Last fall, as a graduate student instructor at the University of California, Berkeley, I graded undergraduate papers for the first time. It was a basic prompt assigned in an introductory sociology course, so I assumed that a competent, complete answer deserved an “A.” My grades had a Princeton-style distribution: almost half A’s, and B’s for the rest. When I submitted a few sample papers and the distribution for the professor to check, she demanded that I re-grade every single one. A’s, she insisted, are for excellent work that goes above and beyond the norm; the rest get B’s and C’s.
Four years at the number-one ranked undergraduate institution in the country, and I had to go all the way to number 20 to see the difference between exceptional work and simply following instructions.
Princeton will officially be ending its experiment in “grade deflation.” Most of the endless discussion that began before I set foot on campus centered on claims that the specific way grade deflation was implemented was not “fair.” “Fair” seems like an awfully subjective standard, and indeed, the faculty committee that recommended an end to the policy put a great deal of stock in students’ subjective — and frequently, wrong — perceptions of the policy.

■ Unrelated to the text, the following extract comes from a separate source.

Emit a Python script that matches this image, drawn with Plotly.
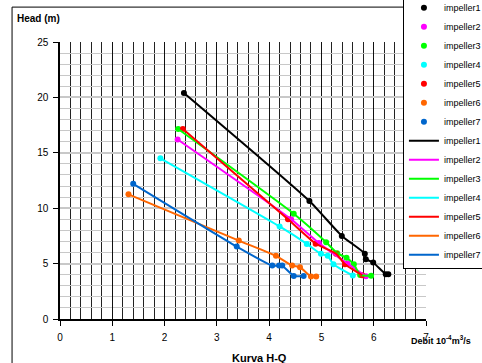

According to the committee’s survey of students, 80 percent of Princeton students believed that they have at least “occasionally” had a grade “deflated,” and 40 percent thought it has happened frequently. But the committee’s data suggests that the actual decline in grades due to the deflation policy was modest to non-existent. It’s mathematically possible but barely plausible to think that, during a period where average GPAs went up .05 points, 80 percent of Princeton students at some point received “B+’s” for “A-” quality work.
Similarly, the committee noted that department-level grade targets were often “misinterpreted as quotas.” This interpretation is flatly wrong and most undergraduates are smart enough to know it. Another frequent gripe was that Princeton students were disadvantaged in graduate school admissions (for which the committee found no evidence) and that grade deflation deterred the recruitment of athletes (which Princeton’s consistent dominance of Ivy athletics belies).

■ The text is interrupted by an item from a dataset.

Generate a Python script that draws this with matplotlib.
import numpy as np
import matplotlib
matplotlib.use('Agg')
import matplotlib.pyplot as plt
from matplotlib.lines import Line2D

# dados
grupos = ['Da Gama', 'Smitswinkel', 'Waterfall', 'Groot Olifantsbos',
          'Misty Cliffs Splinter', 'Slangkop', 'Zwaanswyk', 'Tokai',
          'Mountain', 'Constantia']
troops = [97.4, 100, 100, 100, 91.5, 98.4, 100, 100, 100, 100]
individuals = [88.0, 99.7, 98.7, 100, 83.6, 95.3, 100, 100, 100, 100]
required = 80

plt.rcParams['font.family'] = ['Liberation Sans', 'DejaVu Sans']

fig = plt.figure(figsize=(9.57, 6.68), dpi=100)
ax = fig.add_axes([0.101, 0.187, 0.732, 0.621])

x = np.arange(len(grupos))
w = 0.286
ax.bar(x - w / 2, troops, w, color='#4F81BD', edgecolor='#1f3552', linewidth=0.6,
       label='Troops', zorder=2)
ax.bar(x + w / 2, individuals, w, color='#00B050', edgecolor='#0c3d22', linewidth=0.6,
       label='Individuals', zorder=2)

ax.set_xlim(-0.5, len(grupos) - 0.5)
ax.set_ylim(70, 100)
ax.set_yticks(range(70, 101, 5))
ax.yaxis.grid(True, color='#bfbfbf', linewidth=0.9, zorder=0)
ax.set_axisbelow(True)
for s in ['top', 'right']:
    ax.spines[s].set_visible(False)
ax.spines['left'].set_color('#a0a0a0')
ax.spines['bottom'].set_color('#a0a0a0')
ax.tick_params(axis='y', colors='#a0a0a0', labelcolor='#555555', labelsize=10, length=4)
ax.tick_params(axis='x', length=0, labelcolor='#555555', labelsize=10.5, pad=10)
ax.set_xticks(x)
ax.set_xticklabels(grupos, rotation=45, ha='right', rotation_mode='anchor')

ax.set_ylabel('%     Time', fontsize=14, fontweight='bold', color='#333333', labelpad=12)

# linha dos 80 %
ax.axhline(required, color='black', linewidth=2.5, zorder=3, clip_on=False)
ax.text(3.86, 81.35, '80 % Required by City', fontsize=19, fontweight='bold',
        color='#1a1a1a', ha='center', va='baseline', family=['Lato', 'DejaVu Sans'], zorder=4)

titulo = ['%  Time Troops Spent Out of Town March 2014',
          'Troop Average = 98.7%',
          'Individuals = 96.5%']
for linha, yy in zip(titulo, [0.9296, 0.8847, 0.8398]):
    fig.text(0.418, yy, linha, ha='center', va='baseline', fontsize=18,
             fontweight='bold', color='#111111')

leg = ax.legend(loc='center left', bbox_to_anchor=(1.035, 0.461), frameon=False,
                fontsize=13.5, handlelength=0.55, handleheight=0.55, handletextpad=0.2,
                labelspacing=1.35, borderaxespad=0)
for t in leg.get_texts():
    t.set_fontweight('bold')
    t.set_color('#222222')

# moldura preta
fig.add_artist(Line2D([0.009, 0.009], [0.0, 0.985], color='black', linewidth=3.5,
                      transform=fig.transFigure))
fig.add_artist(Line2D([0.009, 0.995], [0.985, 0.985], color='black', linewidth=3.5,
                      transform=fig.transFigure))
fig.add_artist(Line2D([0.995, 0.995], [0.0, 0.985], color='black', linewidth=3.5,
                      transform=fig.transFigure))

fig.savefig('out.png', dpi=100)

What these misinterpretations provide is not an accurate picture of the world, but a convenient excuse. They allow students to explain why they are no longer cruising to a 4.0 like they did in high school, and they permit professors to set a higher standard for their courses while displacing blame onto a third party (in my time, usually Dean Malkiel). But willful misinterpretations are a bad basis for changes in policy. Should Princeton eliminate affirmative action because some decry it as “quotas” for underrepresented minorities?
These arguments, and virtually all the discussions about the policy, largely stay on the terrain of “fairness.” What I want to point out, though, is that whether or not grade deflation was implemented in a “fair” manner — and we can certainly find examples of how it was applied unfairly — the policy also reflected deeper principles of justice. It’s just that, to see them, we have to walk out the FitzRandolph Gate to consider the university’s broader place in society.

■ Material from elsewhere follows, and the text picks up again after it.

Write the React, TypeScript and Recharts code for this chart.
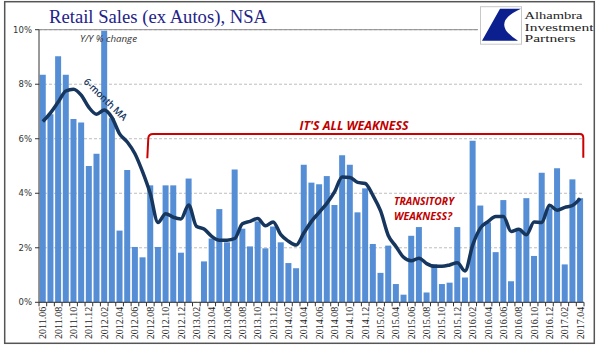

Sociologists like Annette Lareau have consistently shown that upper-middle-class students come to schools like Princeton not just advantaged in their academic skills, but also endowed with extra-academic skills. They have far more experience demanding attention and accessing services from the educational system. Let me make this more concrete: We have every reason to believe that wealthy students are more likely to complain about their B+ and get it raised to an A-. Working and lower-class kids are more likely to just accept their grades, because that’s what their cultural tool kit allows them to do.
Grade inflation not only worsens stratification within universities, but between them. Debates about grade deflation at Princeton nearly always contrast Princetonians’ GPAs to those of our “competitor institutions” — that is to say, the comically high grades given out at Harvard and Yale. But Princeton students are not just “competing” with other Ivy Leaguers for Rhodes Scholarships and spots at the University of Pennsylvania School of Medicine. They are also “competing” with other college graduates — the vast majority of whom come from public universities — in the much broader universe of graduate school admissions and the labor market.
Although grades at public and private institutions were once comparable, and both have inflated their grades significantly since the 1960s, private schools have done it more (community colleges, which teach nearly half of America’s undergraduates, have witnessed no grade inflation at all). Even after controlling for “talent level,” grades at private institutions are .1 to .2 points higher than at flagship public universities like Berkeley. Admissions officers at graduate institutions systematically favor students who come from grade-inflated schools, despite candidates being otherwise equal. The structural conditions of the modern public university — minimal face time with professors, huge classes, heavier reliance on testing over papers, pressures to weed out students universities can no longer afford to teach, less treatment of students as paying private “consumers” who can be “dissatisfied” — makes bargaining for grades more difficult.
Of course, many Princeton students insist that they produce better work than students at other institutions, where grades are lower. Whether or not this is true, it’s unconvincing. Princeton students have access to resources and instruction far beyond those of the vast majority of American college students. So our standards ought to be higher. After all, shouldn’t grades reflect what we, as individuals, make of the very real advantages that Princeton offers us, rather than rewarding us for having those advantages in the first place?